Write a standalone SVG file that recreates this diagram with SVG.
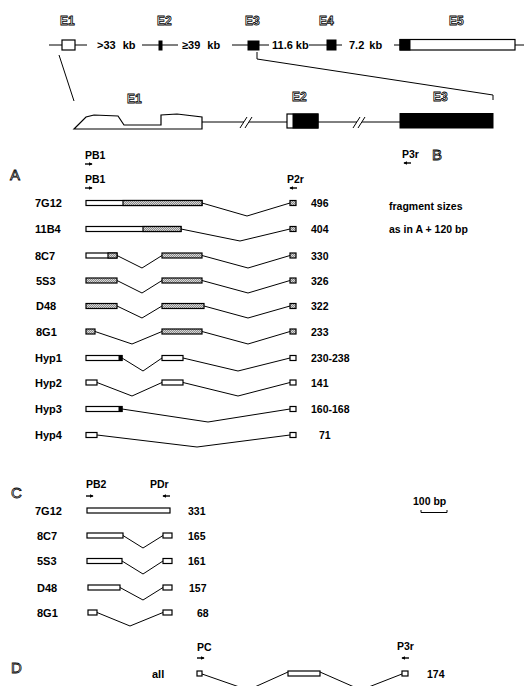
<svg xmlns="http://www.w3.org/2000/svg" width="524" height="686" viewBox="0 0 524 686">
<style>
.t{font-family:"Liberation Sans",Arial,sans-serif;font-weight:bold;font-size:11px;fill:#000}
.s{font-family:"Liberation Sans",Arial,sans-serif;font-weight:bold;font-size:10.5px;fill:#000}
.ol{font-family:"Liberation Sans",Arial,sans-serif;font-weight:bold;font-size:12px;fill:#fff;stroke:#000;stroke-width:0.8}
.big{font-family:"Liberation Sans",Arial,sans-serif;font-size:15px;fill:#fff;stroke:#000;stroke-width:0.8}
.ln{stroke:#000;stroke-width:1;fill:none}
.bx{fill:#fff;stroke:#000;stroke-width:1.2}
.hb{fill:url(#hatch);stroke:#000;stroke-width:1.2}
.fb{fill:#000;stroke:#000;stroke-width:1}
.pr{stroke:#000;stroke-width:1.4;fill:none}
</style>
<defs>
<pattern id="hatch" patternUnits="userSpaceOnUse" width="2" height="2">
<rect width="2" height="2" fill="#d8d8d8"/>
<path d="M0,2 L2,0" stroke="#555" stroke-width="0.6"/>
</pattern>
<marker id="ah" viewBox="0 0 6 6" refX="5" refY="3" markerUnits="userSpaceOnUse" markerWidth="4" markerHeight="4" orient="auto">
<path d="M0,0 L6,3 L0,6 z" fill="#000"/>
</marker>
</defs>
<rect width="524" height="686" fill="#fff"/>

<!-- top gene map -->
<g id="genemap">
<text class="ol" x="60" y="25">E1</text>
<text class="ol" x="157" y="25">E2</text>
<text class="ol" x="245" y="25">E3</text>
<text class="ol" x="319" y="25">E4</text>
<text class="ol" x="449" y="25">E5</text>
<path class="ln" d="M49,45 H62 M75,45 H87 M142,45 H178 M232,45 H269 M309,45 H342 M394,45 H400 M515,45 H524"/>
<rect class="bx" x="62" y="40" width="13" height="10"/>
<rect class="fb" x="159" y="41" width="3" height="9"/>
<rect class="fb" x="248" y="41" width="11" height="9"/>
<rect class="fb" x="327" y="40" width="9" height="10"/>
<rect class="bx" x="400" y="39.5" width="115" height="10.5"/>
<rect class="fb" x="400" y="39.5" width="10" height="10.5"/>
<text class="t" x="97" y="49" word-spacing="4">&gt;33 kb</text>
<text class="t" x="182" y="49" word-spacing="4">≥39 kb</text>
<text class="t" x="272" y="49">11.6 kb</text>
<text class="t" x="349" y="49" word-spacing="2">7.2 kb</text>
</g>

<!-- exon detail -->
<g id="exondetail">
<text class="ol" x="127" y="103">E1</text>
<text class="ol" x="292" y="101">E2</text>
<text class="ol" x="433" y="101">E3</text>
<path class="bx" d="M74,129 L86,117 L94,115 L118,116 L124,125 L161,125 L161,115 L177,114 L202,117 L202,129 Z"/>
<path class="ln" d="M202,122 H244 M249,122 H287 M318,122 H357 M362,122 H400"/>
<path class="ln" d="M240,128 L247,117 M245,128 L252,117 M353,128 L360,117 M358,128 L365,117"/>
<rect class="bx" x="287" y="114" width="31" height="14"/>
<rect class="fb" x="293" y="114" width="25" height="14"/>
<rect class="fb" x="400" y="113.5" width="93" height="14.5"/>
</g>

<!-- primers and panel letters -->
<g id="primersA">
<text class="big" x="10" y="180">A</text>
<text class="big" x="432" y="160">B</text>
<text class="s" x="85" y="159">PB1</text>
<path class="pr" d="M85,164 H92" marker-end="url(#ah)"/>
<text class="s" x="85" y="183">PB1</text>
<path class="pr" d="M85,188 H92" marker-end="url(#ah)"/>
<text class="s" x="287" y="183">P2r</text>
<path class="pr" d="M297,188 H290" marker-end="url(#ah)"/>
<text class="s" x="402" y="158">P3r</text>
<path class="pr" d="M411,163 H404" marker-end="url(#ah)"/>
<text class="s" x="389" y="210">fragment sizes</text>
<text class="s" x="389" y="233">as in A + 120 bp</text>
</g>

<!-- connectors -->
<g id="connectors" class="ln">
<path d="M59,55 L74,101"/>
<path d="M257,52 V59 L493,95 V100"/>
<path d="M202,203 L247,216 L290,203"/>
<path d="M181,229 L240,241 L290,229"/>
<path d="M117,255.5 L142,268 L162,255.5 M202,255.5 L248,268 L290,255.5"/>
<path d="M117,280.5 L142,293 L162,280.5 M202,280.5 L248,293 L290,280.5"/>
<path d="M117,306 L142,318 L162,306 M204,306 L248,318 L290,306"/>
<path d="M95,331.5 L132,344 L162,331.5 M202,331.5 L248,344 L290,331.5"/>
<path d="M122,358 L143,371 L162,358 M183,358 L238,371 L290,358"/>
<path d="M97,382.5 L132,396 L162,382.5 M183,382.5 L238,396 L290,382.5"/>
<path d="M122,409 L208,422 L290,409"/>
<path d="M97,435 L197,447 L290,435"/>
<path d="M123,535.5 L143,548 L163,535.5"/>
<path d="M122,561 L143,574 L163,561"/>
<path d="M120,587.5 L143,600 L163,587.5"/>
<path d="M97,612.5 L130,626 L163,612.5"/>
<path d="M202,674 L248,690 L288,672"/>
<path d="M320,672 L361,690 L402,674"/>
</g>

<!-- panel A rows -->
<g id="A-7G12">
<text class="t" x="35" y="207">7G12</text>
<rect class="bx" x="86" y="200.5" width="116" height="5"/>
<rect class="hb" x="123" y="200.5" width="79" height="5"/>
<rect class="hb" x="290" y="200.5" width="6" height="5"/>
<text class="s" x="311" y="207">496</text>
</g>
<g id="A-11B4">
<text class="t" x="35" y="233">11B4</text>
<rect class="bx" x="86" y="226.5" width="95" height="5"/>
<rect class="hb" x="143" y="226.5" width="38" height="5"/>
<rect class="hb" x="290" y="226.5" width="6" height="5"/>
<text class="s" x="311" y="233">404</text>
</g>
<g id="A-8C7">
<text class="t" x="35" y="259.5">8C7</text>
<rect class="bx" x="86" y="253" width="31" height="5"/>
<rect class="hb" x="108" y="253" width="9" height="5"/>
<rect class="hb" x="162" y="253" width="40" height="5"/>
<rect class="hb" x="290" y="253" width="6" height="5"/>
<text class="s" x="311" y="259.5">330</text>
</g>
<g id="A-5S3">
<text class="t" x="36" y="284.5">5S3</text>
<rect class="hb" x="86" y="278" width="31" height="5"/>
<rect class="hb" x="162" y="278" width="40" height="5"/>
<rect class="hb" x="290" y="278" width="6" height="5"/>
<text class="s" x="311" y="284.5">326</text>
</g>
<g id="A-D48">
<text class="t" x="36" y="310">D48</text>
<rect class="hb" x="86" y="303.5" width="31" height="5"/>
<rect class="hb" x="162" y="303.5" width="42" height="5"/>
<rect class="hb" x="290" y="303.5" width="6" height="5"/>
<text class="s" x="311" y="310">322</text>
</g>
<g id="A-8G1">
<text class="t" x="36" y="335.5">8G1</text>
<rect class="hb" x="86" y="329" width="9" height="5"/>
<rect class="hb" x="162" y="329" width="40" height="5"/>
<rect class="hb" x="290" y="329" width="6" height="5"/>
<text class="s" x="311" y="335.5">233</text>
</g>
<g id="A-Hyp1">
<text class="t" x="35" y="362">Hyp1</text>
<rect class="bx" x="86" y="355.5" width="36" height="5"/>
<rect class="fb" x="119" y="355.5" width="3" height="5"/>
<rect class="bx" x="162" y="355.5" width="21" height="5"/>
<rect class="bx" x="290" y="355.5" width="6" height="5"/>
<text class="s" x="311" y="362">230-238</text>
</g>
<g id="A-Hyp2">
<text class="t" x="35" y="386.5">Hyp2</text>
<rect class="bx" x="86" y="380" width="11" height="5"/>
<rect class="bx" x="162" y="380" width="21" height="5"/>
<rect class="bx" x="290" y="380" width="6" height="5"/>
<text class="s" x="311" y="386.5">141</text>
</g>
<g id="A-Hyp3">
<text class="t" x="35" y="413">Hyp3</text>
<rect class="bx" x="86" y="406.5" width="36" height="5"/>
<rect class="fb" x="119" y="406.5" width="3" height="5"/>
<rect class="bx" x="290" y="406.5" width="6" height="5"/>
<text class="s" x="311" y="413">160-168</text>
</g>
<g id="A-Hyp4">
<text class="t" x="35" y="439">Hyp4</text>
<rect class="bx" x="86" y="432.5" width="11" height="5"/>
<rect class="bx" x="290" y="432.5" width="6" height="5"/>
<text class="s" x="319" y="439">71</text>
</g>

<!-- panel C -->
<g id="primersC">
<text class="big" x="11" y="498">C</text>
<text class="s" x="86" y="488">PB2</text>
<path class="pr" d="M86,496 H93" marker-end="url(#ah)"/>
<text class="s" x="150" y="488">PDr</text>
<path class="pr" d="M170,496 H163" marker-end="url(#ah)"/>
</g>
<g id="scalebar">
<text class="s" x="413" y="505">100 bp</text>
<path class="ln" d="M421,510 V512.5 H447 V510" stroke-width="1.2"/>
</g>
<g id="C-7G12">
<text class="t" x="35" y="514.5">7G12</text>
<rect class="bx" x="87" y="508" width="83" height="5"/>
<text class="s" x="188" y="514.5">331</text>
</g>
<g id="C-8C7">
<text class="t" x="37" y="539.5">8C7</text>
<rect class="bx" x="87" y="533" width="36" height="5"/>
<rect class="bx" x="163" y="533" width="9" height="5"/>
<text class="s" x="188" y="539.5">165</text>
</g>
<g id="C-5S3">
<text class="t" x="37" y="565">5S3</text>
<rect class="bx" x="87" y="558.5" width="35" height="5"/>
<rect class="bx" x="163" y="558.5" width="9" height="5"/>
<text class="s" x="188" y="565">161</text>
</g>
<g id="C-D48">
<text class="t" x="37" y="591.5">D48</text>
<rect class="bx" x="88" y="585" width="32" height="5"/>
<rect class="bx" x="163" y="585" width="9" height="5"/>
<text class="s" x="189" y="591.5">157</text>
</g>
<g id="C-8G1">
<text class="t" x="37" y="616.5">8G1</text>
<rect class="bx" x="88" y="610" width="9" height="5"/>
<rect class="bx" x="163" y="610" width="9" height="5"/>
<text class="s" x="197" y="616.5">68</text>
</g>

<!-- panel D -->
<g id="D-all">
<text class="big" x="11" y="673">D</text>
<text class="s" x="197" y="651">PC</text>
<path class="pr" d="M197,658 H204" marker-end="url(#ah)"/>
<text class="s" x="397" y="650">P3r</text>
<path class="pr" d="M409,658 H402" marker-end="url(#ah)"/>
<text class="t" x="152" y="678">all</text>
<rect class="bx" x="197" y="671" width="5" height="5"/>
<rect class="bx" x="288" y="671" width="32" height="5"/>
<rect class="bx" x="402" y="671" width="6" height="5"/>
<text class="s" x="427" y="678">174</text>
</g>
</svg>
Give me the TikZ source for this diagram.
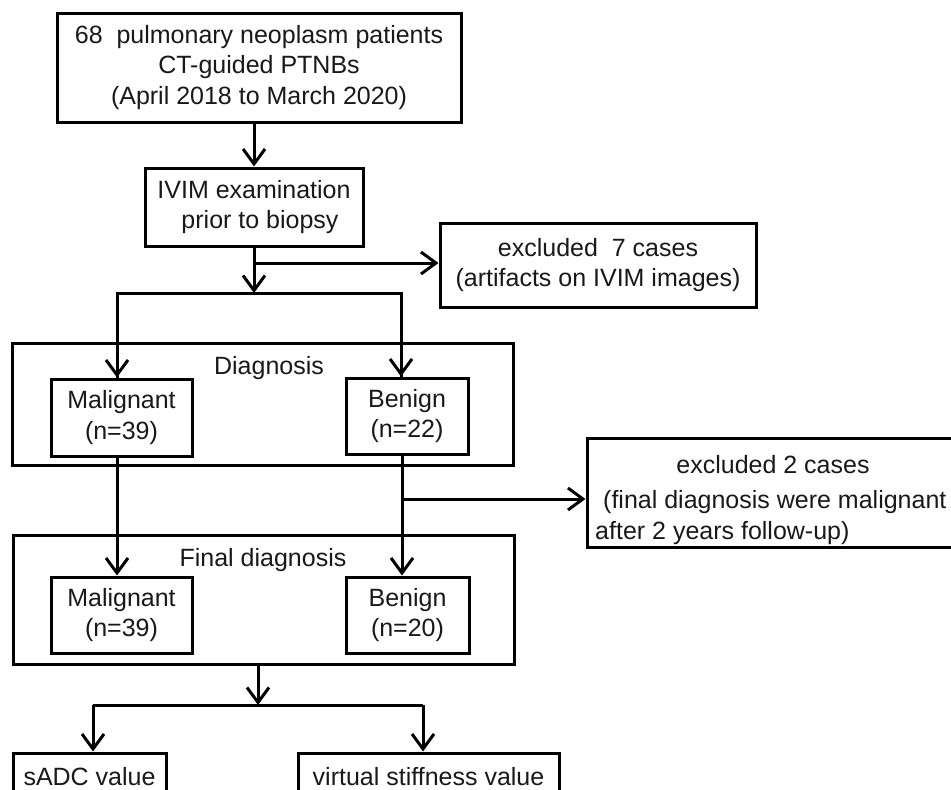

YOUR TASK - Identify each line containing the string "diagram" and copy it out.

REPLY -
Write a standalone SVG file that recreates this diagram with SVG.
Give me the TikZ source for this diagram.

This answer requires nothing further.